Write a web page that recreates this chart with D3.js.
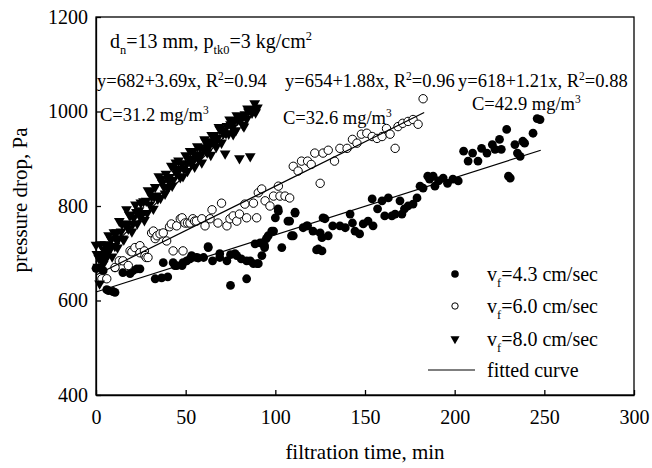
<!DOCTYPE html>
<html>
<head>
<meta charset="utf-8">
<script src="https://cdn.jsdelivr.net/npm/d3@7"></script>
<style>
  body { margin: 0; background: #fff; }
  svg text { font-family: "Liberation Serif", "Times New Roman", serif; fill: #000; }
  .axis path, .axis line { stroke: #000; stroke-width: 1.3; }
</style>
</head>
<body>
<div id="chart"></div>
<script>
// axis ticks
var xTicks = [0, 50, 100, 150, 200, 250, 300];
var yTicks = [400, 600, 800, 1000, 1200];

// v_f = 4.3 cm/sec, filled circles [time, pressure drop]
var vf43 = [[0,668],[2,669],[4,663],[6,623],[7,621],[9.5,619],[10.6,617],[10.6,669],[15,659],[19,657],
  [20.6,663],[22.8,667],[24.5,667],[33,646],[36.6,648],[37.5,680],[40,650],[43,680],[44,674],[45,674],
  [48,674],[48.5,680],[50.6,684],[52.4,688],[53.3,695],[56,691],[57,690],[60,691],[62.5,714],[62.6,712],
  [65,684],[69,691],[69,699],[73,684],[75,632],[75,697],[77.5,699],[78.5,695],[81,688],[84,646],
  [84,684],[86,684],[87.8,678],[88.7,720],[90,678],[90.5,678],[91.5,722],[92.5,695],[94,712],[94,716],
  [95,731],[96,737],[98,747],[99,747],[100,775],[101.5,794],[101.7,789],[103.6,712],[107,768],[108,768],
  [109,737],[110,737],[111,785],[111,787],[115.5,754],[117.5,758],[118,758],[121,747],[123,707],[124,709],
  [125,743],[126,733],[126,705],[126.6,775],[127.7,773],[129.5,737],[132,758],[136,758],[139,754],[141.7,783],
  [143,764],[144.4,747],[147,741],[149,762],[151.7,768],[154,815],[154.5,758],[157,794],[159.5,811],[161,779],
  [163,817],[165,779],[166.8,783],[169.5,811],[170.6,783],[172,794],[174,800],[176.8,804],[179,817],[180.7,842],
  [182.4,838],[185,863],[186,857],[188,863],[189,842],[191,853],[193.6,859],[196,848],[199,857],[202,853],
  [205,916],[207.5,895],[210,912],[213,895],[215,922],[218,912],[221,930],[222.5,920],[225,941],[226,920],
  [229,962],[230,863],[231,859],[233.6,930],[235,912],[236.5,905],[238,937],[239,933],[243.7,954],[246,985],
  [247.6,983]];

// v_f = 6.0 cm/sec, open circles
var vf60 = [[3.3,646],[6,646],[10.6,670],[13,684],[15,684],[18,674],[19,705],[20,703],[21.7,712],[24.5,716],
  [24.5,701],[27,705],[27.3,695],[28,691],[29,691],[31,743],[32,747],[33,731],[34,737],[35.7,741],
  [37.5,743],[39.4,726],[41,756],[42,762],[43,705],[45,758],[47,773],[48,775],[48.5,705],[49.6,764],
  [51,764],[52.4,764],[54,773],[55,768],[56,768],[59,773],[60.8,758],[63.6,773],[64.7,792],[68,764],
  [70,806],[73,758],[74.7,773],[76.5,779],[78.5,768],[80,783],[83,804],[84,775],[87.8,806],[89.6,775],
  [90.5,828],[92.4,836],[94.3,811],[97,800],[99,821],[101.7,842],[102.6,821],[105.4,821],[108,817],[110,884],
  [112.7,874],[114.6,895],[118,895],[120,888],[122,912],[125,848],[126.6,912],[129.5,918],[133,895],[136,922],
  [140,922],[143,941],[145.5,933],[148,952],[151,954],[154,947],[156.7,943],[159.5,947],[162,964],[164,952],
  [166.8,922],[168.4,968],[171,975],[174,979],[176.8,983],[179.6,973],[182.4,1027]];

// v_f = 8.0 cm/sec, down triangles
var vf80 = [[0,718],[0.5,698],[1,671],[1.5,690],[2,636],[2.5,719],[3,698],[3.5,685],[4,677],[4.5,707],
  [5,719],[5.5,688],[6,696],[6.5,718],[7,738],[7.5,706],[8,714],[8.5,729],[9,693],[10,744],
  [10.5,715],[11,731],[11.5,744],[12,712],[12.5,730],[13,768],[14,746],[14.5,762],[15,731],[15.5,729],
  [16,763],[17,793],[17.5,761],[18,752],[18.5,782],[19,780],[20,746],[20.5,762],[21,775],[22,803],
  [22.5,787],[23,763],[24,791],[24.5,778],[25,807],[26,784],[26.5,810],[27,770],[28,811],[28.5,785],
  [29,833],[30,803],[30.5,831],[31,820],[32,794],[32.5,820],[33,840],[34,822],[34.5,815],[35,863],
  [36,817],[36.5,857],[37,849],[38,840],[38.5,826],[39,868],[40,838],[40.5,853],[41,861],[42,885],
  [42.5,843],[43,855],[44,878],[44.5,892],[45,868],[46,896],[46.5,878],[47,861],[48,889],[48.5,863],
  [49,879],[50,907],[50.5,890],[51,874],[52,900],[52.5,916],[53,890],[54,915],[54.5,897],[55,883],
  [56,909],[56.5,926],[57,900],[58,924],[58.5,908],[59,892],[60,919],[60.5,941],[61,937],[62,913],
  [62.5,923],[63,935],[64,908],[64.5,950],[65,936],[66,950],[66.5,935],[67,925],[68,945],[68.5,967],
  [69,963],[70,934],[70.5,960],[71,954],[72,911],[72.5,954],[73,969],[74,953],[74.5,983],[75,973],
  [76,966],[76.5,952],[77,979],[78,960],[78.5,992],[79,982],[80,901],[80.5,989],[81,983],[82,971],
  [82.5,968],[83,994],[84,984],[84.5,1006],[85,1000],[86,905],[86.5,1003],[87,997],[88,1005],[88.5,1017],
  [89,998],[90,1008]];

// fitted curves: intercept, slope, last time (from the annotations)
var fitIntercept = [618, 654, 682];
var fitSlope = [1.21, 1.88, 3.69];
var fitEnd = [248, 183, 90];

var legendLabels = ["4.3 cm/sec", "6.0 cm/sec", "8.0 cm/sec"];

var width = 652, height = 468;

var svg = d3.select("#chart").append("svg")
    .attr("width", width)
    .attr("height", height);

var x = d3.scaleLinear().domain([0, 300]).range([96, 634]);
var y = d3.scaleLinear().domain([400, 1200]).range([395, 17]);

// frame
svg.append("rect")
    .attr("x", x(0)).attr("y", y(1200))
    .attr("width", x(300) - x(0)).attr("height", y(400) - y(1200))
    .attr("fill", "none").attr("stroke", "#000").attr("stroke-width", 1.3);

// X axis
var xAxis = svg.append("g")
    .attr("class", "axis")
    .attr("transform", "translate(0," + y(400) + ")")
    .call(d3.axisBottom(x).tickValues(xTicks).tickFormat(d3.format("d"))
        .tickSizeInner(-5).tickSizeOuter(0).tickPadding(15));
xAxis.selectAll("text").style("font-size", "20px");

// Y axis
var yAxis = svg.append("g")
    .attr("class", "axis")
    .attr("transform", "translate(" + x(0) + ",0)")
    .call(d3.axisLeft(y).tickValues(yTicks).tickFormat(d3.format("d"))
        .tickSizeInner(-5).tickSizeOuter(0).tickPadding(8));
yAxis.selectAll("text").style("font-size", "20px");

svg.append("text")
    .attr("x", 365).attr("y", 459)
    .style("text-anchor", "middle").style("font-size", "21px")
    .text("filtration time, min");

svg.append("text")
    .attr("transform", "rotate(-90)")
    .attr("x", -200).attr("y", 27)
    .style("text-anchor", "middle").style("font-size", "21px")
    .text("pressure drop, Pa");

// text with sub / superscripts; parts: [string, "n" | "sub" | "sup"]
function richText(px, py, size, parts) {
    var t = svg.append("text").attr("x", px).attr("y", py).style("font-size", size + "px");
    var shift = 0;
    parts.forEach(function (p) {
        var target = p[1] == "sub" ? size * 0.3 : p[1] == "sup" ? -size * 0.38 : 0;
        t.append("tspan")
            .attr("dy", target - shift)
            .style("font-size", p[1] == "n" ? size + "px" : (size * 0.62) + "px")
            .text(p[0]);
        shift = target;
    });
    return t;
}

var triangle = d3.symbol().type(d3.symbolTriangle).size(50);

function drawTri(sel) {
    sel.attr("d", triangle)
        .attr("fill", "#000");
}

// markers
svg.append("g").selectAll("circle")
    .data(vf43).enter().append("circle")
    .attr("cx", function (d) { return x(d[0]); })
    .attr("cy", function (d) { return y(d[1]); })
    .attr("r", 4.4)
    .attr("fill", "#000");

svg.append("g").selectAll("circle")
    .data(vf60).enter().append("circle")
    .attr("cx", function (d) { return x(d[0]); })
    .attr("cy", function (d) { return y(d[1]); })
    .attr("r", 4.2)
    .attr("fill", "#fff")
    .attr("stroke", "#000")
    .attr("stroke-width", 1);

svg.append("g").selectAll("path")
    .data(vf80).enter().append("path")
    .attr("transform", function (d) { return "translate(" + x(d[0]) + "," + y(d[1]) + ") rotate(180)"; })
    .call(drawTri);

// fitted lines
var fitLine = d3.line()
    .x(function (d) { return x(d[0]); })
    .y(function (d) { return y(d[1]); });

fitIntercept.forEach(function (a, i) {
    var pts = [[0, a], [fitEnd[i], a + fitSlope[i] * fitEnd[i]]];
    svg.append("path")
        .datum(pts)
        .attr("d", fitLine)
        .attr("fill", "none")
        .attr("stroke", "#000")
        .attr("stroke-width", 1.2);
});

// annotations
richText(110, 48, 20, [["d", "n"], ["n", "sub"], ["=13 mm, p", "n"], ["tk0", "sub"], ["=3 kg/cm", "n"], ["2", "sup"]]);
richText(97, 87, 18.5, [["y=682+3.69x, R", "n"], ["2", "sup"], ["=0.94", "n"]]);
richText(100, 121, 18.5, [["C=31.2 mg/m", "n"], ["3", "sup"]]);
richText(285, 87, 18.5, [["y=654+1.88x, R", "n"], ["2", "sup"], ["=0.96", "n"]]);
richText(283, 124, 18.5, [["C=32.6 mg/m", "n"], ["3", "sup"]]);
richText(458, 87, 18.5, [["y=618+1.21x, R", "n"], ["2", "sup"], ["=0.88", "n"]]);
richText(472, 110, 18.5, [["C=42.9 mg/m", "n"], ["3", "sup"]]);

// legend
var legY = [274, 306, 339, 370];
var lg = svg.append("g");
lg.append("circle").attr("cx", 455).attr("cy", legY[0]).attr("r", 3.8).attr("fill", "#000");
lg.append("circle").attr("cx", 455).attr("cy", legY[1]).attr("r", 3.2)
    .attr("fill", "#fff").attr("stroke", "#000").attr("stroke-width", 1);
lg.append("path").attr("transform", "translate(455," + legY[2] + ") rotate(180) scale(0.85)").call(drawTri);
lg.append("line").attr("x1", 428).attr("x2", 475).attr("y1", legY[3]).attr("y2", legY[3])
    .attr("stroke", "#000").attr("stroke-width", 1.2);

legendLabels.forEach(function (l, i) {
    richText(487, legY[i] + 7, 20, [["v", "n"], ["f", "sub"], ["=" + l, "n"]]);
});
richText(487, legY[3] + 7, 20, [["fitted curve", "n"]]);
</script>
</body>
</html>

::::::::

### The request
Reproduce the material above exactly, first line through the line that contains "var yTicks = [400, 600, 800, 1000, 1200];", minus the pictures.

### Exercise output
Write a web page that recreates this chart with D3.js.
<!DOCTYPE html>
<html>
<head>
<meta charset="utf-8">
<script src="https://cdn.jsdelivr.net/npm/d3@7"></script>
<style>
  body { margin: 0; background: #fff; }
  svg text { font-family: "Liberation Serif", "Times New Roman", serif; fill: #000; }
  .axis path, .axis line { stroke: #000; stroke-width: 1.3; }
</style>
</head>
<body>
<div id="chart"></div>
<script>
// axis ticks
var xTicks = [0, 50, 100, 150, 200, 250, 300];
var yTicks = [400, 600, 800, 1000, 1200];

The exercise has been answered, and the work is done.